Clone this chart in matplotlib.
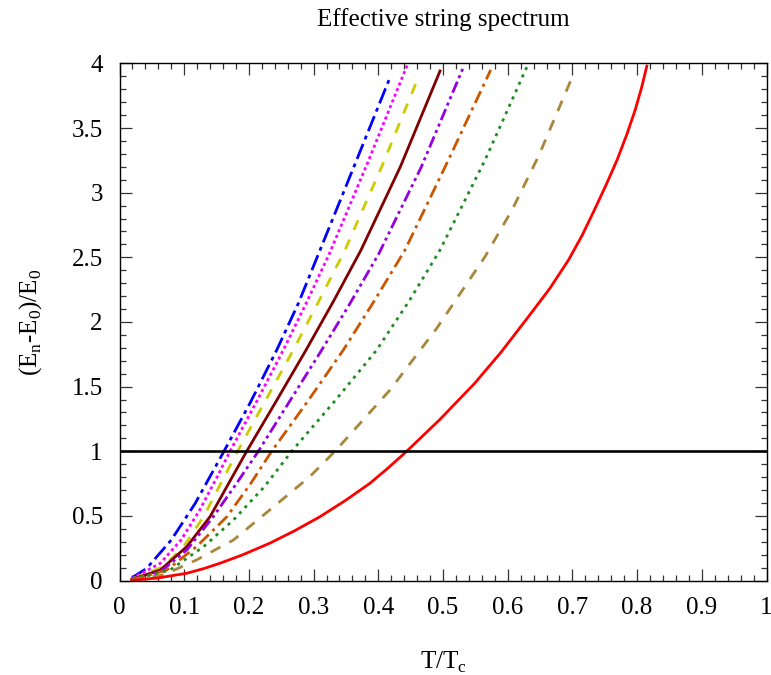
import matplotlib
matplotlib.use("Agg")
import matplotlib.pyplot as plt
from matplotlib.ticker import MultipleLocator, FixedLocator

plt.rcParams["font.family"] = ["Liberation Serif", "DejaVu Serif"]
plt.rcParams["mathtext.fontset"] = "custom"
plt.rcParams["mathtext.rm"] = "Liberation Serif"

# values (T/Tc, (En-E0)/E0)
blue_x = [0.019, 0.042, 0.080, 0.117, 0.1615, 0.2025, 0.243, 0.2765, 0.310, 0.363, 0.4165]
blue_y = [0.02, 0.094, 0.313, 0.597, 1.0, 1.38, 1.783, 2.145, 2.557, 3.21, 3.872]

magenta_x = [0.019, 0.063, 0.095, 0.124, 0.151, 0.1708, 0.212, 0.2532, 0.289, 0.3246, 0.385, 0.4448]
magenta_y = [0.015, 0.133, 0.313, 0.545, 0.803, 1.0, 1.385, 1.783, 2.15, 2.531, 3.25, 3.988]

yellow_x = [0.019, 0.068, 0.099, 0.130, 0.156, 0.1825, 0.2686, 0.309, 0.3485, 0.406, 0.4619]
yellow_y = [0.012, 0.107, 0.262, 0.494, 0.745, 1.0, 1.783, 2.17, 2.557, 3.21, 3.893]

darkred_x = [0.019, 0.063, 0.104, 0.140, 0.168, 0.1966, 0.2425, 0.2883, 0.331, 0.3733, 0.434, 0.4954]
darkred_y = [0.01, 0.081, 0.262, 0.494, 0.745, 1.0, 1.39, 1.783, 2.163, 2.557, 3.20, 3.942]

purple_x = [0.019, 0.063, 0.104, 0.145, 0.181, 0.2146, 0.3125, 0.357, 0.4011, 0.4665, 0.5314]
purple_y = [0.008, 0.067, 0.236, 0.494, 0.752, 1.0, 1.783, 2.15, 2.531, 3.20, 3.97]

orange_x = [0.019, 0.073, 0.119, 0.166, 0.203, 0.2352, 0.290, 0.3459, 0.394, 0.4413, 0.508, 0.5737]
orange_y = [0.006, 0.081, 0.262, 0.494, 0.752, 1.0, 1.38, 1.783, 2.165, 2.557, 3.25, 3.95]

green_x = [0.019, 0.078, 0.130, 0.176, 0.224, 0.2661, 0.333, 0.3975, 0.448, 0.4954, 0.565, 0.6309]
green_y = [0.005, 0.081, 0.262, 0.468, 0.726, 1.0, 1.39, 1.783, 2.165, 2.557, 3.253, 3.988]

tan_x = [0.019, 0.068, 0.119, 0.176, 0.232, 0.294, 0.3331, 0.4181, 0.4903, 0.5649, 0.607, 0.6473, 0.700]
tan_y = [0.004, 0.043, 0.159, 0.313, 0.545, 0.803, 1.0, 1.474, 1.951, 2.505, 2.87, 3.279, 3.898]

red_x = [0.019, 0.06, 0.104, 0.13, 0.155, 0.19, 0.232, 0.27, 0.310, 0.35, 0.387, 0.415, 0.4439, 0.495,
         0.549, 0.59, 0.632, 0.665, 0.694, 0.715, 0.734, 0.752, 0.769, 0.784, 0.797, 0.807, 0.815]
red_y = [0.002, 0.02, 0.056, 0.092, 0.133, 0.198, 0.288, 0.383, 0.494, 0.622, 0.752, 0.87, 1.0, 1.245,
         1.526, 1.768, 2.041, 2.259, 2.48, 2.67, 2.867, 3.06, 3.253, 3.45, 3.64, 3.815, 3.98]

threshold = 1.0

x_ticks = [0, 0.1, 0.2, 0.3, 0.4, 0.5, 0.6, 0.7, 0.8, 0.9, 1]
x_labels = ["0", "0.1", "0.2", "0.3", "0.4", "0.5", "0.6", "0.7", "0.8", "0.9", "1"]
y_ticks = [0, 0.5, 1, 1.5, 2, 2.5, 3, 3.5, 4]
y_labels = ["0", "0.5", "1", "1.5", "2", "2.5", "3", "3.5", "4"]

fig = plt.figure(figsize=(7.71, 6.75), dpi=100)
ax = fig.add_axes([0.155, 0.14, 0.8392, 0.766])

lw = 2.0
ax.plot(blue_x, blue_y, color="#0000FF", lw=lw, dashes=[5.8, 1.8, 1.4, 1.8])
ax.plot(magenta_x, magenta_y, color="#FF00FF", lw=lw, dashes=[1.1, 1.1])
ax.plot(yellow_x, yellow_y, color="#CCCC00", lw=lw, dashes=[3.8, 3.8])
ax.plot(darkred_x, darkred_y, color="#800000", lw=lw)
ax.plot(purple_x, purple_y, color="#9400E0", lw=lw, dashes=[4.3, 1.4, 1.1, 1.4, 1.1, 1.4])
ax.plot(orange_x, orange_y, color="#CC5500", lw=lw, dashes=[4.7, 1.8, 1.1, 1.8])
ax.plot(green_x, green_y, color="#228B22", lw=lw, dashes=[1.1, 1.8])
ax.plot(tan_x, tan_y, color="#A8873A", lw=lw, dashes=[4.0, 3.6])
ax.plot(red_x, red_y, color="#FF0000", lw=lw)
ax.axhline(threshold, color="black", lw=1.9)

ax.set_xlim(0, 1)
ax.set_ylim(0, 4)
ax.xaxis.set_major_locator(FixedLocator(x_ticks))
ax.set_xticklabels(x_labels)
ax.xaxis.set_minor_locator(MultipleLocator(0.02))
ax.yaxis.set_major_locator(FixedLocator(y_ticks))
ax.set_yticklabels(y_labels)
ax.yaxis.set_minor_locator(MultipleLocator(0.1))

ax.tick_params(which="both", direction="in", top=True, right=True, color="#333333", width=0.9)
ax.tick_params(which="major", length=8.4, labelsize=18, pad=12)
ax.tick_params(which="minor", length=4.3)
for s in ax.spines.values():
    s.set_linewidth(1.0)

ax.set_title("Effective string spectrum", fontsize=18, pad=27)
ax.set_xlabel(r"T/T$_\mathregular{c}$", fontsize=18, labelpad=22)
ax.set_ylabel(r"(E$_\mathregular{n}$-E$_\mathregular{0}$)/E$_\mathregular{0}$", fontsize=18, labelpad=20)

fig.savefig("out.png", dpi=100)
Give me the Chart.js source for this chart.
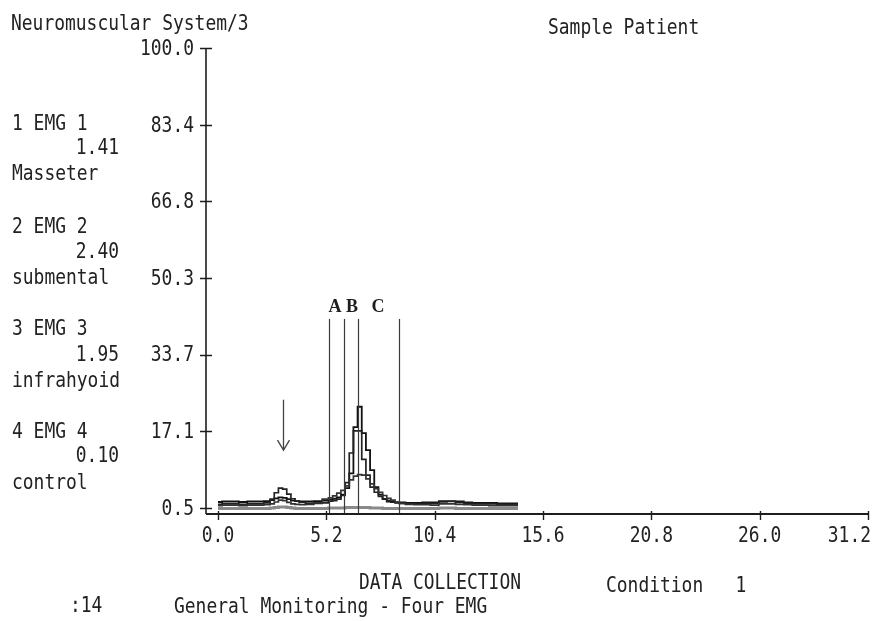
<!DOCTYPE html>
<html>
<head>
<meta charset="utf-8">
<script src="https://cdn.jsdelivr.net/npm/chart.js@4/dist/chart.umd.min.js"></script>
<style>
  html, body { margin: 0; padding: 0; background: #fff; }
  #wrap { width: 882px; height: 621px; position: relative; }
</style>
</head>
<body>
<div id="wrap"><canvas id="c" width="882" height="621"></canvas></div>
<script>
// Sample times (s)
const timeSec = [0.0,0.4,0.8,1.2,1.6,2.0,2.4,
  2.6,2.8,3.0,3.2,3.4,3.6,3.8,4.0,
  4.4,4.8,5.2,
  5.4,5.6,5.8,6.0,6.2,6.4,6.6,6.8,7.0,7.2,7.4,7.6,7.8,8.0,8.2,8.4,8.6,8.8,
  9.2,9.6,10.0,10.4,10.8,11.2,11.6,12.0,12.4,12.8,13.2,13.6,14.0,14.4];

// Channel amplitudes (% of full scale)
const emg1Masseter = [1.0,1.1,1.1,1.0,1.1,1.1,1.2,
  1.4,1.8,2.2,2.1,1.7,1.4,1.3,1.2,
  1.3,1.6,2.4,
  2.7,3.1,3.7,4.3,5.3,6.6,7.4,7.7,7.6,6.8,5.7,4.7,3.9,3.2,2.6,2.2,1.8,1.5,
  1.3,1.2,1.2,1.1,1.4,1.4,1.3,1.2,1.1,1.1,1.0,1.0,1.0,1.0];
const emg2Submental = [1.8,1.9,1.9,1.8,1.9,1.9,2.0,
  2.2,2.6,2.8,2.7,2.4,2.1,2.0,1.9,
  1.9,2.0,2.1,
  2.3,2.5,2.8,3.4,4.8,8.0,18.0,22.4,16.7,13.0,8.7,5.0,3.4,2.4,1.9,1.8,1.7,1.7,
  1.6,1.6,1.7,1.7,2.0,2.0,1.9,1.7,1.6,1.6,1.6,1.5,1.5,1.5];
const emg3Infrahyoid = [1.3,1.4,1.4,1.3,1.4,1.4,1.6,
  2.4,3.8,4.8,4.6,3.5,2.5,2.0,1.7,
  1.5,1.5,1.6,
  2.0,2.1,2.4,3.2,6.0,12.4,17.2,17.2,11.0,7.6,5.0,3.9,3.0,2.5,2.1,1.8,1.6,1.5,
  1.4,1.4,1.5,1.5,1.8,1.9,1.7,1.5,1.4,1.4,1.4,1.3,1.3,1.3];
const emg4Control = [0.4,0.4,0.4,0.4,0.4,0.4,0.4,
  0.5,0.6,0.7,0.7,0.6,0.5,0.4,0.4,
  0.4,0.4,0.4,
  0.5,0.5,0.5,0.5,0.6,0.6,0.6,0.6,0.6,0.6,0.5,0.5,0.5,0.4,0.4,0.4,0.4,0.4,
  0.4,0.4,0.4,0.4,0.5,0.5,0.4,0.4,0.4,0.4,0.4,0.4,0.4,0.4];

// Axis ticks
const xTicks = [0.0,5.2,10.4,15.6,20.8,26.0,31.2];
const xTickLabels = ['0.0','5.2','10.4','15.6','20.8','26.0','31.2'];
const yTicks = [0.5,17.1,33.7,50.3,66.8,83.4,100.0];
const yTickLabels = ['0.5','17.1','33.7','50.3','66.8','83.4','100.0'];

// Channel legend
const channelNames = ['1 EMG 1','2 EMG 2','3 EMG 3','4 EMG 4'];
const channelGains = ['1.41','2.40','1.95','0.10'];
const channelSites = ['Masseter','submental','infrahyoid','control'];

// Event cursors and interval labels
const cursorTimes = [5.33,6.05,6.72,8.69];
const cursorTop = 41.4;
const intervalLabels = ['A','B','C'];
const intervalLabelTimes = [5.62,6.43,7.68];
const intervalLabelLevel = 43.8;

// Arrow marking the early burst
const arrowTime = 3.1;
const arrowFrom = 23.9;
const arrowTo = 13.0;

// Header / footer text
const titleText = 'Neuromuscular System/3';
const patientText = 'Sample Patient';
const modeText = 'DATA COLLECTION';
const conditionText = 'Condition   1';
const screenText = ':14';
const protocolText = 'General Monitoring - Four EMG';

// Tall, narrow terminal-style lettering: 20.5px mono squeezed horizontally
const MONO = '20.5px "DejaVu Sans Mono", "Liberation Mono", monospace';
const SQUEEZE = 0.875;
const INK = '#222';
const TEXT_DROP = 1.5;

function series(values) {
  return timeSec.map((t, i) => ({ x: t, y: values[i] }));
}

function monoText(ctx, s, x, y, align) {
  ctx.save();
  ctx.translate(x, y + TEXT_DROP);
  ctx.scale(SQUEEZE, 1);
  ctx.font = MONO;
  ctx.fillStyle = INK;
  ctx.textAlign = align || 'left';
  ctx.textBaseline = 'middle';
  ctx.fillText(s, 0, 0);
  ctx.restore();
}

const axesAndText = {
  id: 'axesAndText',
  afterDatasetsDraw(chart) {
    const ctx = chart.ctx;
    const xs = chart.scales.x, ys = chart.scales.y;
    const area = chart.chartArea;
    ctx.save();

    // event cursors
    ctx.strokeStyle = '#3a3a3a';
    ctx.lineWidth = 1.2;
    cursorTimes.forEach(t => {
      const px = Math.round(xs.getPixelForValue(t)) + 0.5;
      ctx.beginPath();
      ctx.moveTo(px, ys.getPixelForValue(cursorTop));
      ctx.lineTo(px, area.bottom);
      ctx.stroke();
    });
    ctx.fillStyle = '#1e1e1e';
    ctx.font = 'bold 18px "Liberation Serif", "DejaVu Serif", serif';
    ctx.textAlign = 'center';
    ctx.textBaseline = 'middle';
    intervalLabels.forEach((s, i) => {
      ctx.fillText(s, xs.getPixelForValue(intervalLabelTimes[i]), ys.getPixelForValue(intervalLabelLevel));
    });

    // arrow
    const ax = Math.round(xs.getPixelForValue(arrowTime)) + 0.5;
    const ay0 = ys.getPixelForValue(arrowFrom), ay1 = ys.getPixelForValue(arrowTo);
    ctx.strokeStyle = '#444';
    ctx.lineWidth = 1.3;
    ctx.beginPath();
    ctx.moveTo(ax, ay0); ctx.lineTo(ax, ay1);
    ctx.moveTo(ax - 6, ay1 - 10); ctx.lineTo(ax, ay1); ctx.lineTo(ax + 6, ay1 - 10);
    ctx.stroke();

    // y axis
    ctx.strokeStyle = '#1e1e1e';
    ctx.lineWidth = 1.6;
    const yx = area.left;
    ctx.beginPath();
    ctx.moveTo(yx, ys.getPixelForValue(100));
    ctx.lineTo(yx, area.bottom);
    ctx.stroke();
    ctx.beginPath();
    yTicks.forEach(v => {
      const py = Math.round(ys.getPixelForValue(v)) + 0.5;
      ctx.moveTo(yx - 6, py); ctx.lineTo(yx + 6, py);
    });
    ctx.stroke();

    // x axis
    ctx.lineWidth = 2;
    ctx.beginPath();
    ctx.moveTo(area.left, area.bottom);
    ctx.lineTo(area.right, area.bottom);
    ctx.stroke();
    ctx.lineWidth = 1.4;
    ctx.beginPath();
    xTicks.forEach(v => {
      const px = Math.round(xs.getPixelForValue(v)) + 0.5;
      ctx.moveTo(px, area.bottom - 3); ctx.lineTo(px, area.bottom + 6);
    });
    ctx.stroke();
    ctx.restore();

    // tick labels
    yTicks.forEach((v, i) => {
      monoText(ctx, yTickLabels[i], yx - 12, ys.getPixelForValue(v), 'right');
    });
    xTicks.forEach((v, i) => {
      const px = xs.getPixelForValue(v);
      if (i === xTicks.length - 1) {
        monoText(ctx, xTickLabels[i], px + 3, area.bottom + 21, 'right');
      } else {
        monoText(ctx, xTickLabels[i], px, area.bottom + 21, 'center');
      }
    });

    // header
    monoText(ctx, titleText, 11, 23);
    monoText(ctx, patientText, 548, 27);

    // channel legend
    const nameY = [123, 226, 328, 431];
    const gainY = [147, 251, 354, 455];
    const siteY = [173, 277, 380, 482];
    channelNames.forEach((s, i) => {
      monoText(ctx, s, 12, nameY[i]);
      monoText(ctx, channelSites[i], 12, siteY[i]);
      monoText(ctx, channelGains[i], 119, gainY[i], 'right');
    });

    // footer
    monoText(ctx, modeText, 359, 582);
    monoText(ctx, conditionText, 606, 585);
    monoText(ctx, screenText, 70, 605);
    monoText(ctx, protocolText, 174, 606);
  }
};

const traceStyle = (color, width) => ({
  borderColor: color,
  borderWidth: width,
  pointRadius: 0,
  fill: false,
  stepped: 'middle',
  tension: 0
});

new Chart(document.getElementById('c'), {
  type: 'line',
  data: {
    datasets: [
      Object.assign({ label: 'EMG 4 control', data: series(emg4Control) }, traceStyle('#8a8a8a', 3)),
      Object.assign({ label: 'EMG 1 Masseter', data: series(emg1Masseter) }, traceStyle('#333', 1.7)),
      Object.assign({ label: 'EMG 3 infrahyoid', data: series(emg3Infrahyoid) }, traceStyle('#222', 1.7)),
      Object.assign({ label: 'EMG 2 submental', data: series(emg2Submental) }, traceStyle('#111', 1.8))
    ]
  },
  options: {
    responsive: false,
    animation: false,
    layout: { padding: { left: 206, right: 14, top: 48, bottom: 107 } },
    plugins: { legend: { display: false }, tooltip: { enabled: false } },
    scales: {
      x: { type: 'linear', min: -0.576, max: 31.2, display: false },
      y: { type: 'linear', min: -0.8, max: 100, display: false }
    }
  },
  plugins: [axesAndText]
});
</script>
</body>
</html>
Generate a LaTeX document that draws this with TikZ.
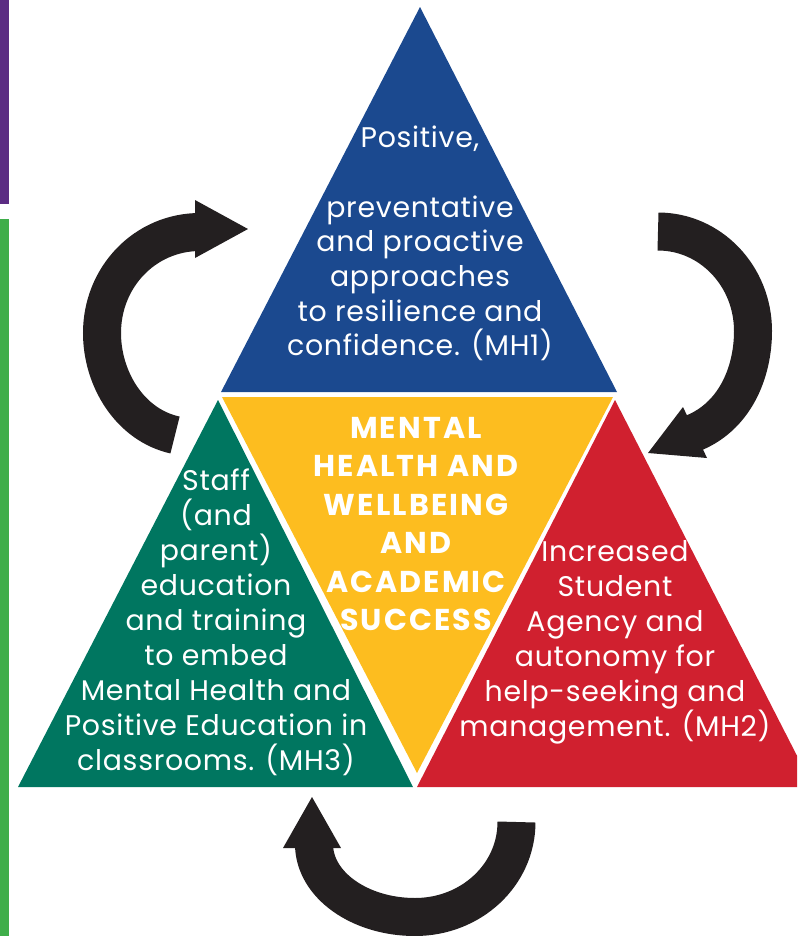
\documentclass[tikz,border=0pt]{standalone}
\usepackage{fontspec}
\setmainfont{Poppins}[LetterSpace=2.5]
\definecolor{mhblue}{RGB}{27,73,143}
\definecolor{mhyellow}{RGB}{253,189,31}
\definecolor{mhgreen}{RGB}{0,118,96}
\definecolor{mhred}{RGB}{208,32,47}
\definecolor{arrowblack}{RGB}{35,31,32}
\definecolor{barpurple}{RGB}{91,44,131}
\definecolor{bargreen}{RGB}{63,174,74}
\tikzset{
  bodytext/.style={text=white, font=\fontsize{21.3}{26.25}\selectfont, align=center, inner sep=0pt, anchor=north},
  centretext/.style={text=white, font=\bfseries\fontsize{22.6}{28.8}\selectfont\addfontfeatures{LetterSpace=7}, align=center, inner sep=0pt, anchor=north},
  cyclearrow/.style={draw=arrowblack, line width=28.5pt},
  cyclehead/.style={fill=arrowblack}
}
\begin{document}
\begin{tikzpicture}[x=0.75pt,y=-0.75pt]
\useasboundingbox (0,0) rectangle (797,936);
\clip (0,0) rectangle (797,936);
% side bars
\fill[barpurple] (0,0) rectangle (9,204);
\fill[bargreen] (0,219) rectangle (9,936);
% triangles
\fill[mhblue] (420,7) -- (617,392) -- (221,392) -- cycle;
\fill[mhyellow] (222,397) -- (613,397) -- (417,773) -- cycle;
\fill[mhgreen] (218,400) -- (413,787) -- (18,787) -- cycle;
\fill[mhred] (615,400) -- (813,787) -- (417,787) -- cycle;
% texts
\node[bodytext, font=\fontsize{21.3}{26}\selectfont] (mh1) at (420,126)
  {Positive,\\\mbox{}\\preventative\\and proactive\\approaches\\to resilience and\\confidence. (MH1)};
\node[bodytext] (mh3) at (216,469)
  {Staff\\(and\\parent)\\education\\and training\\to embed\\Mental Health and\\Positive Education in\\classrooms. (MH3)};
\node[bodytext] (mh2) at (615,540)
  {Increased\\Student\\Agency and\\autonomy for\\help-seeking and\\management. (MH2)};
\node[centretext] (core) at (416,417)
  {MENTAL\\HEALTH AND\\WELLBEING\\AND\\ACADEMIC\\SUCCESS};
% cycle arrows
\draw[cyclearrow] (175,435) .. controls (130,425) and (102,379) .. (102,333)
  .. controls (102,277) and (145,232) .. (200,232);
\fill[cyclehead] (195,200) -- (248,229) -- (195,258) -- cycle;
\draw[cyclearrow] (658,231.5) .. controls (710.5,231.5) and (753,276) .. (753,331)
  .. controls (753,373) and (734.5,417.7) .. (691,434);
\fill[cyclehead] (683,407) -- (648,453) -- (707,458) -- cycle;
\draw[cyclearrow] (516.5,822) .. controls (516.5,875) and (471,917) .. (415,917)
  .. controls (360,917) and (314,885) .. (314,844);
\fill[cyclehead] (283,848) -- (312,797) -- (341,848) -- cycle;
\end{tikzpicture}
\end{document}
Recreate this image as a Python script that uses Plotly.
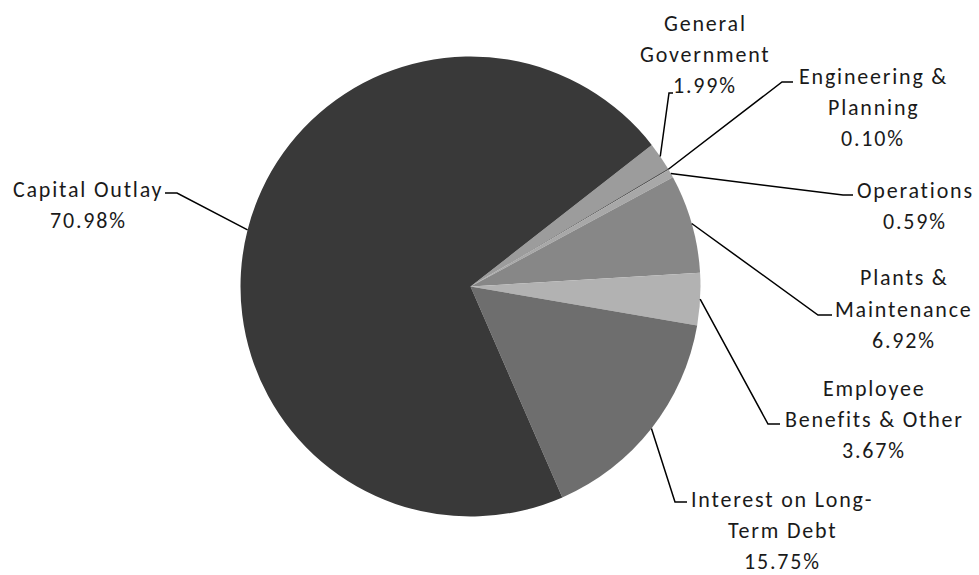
════════════════════
EXERCISE REQUIREMENTS => Nothing but the lines from the one containing "Give me the Chart.js source for this chart." through the one containing "0.4,0.4,0.4,0.4,0.5,0.5,0.4,0.4,0.4,0.4,0.4,0.4,0.4,0.4];" should appear in your copy, exactly as written and without pictures.

CORRECT RESULT =>
Give me the Chart.js source for this chart.
<!DOCTYPE html>
<html>
<head>
<meta charset="utf-8">
<script src="https://cdn.jsdelivr.net/npm/chart.js@4/dist/chart.umd.min.js"></script>
<style>
  html, body { margin: 0; padding: 0; background: #fff; }
  #wrap { width: 882px; height: 621px; position: relative; }
</style>
</head>
<body>
<div id="wrap"><canvas id="c" width="882" height="621"></canvas></div>
<script>
// Sample times (s)
const timeSec = [0.0,0.4,0.8,1.2,1.6,2.0,2.4,
  2.6,2.8,3.0,3.2,3.4,3.6,3.8,4.0,
  4.4,4.8,5.2,
  5.4,5.6,5.8,6.0,6.2,6.4,6.6,6.8,7.0,7.2,7.4,7.6,7.8,8.0,8.2,8.4,8.6,8.8,
  9.2,9.6,10.0,10.4,10.8,11.2,11.6,12.0,12.4,12.8,13.2,13.6,14.0,14.4];

// Channel amplitudes (% of full scale)
const emg1Masseter = [1.0,1.1,1.1,1.0,1.1,1.1,1.2,
  1.4,1.8,2.2,2.1,1.7,1.4,1.3,1.2,
  1.3,1.6,2.4,
  2.7,3.1,3.7,4.3,5.3,6.6,7.4,7.7,7.6,6.8,5.7,4.7,3.9,3.2,2.6,2.2,1.8,1.5,
  1.3,1.2,1.2,1.1,1.4,1.4,1.3,1.2,1.1,1.1,1.0,1.0,1.0,1.0];
const emg2Submental = [1.8,1.9,1.9,1.8,1.9,1.9,2.0,
  2.2,2.6,2.8,2.7,2.4,2.1,2.0,1.9,
  1.9,2.0,2.1,
  2.3,2.5,2.8,3.4,4.8,8.0,18.0,22.4,16.7,13.0,8.7,5.0,3.4,2.4,1.9,1.8,1.7,1.7,
  1.6,1.6,1.7,1.7,2.0,2.0,1.9,1.7,1.6,1.6,1.6,1.5,1.5,1.5];
const emg3Infrahyoid = [1.3,1.4,1.4,1.3,1.4,1.4,1.6,
  2.4,3.8,4.8,4.6,3.5,2.5,2.0,1.7,
  1.5,1.5,1.6,
  2.0,2.1,2.4,3.2,6.0,12.4,17.2,17.2,11.0,7.6,5.0,3.9,3.0,2.5,2.1,1.8,1.6,1.5,
  1.4,1.4,1.5,1.5,1.8,1.9,1.7,1.5,1.4,1.4,1.4,1.3,1.3,1.3];
const emg4Control = [0.4,0.4,0.4,0.4,0.4,0.4,0.4,
  0.5,0.6,0.7,0.7,0.6,0.5,0.4,0.4,
  0.4,0.4,0.4,
  0.5,0.5,0.5,0.5,0.6,0.6,0.6,0.6,0.6,0.6,0.5,0.5,0.5,0.4,0.4,0.4,0.4,0.4,
  0.4,0.4,0.4,0.4,0.5,0.5,0.4,0.4,0.4,0.4,0.4,0.4,0.4,0.4];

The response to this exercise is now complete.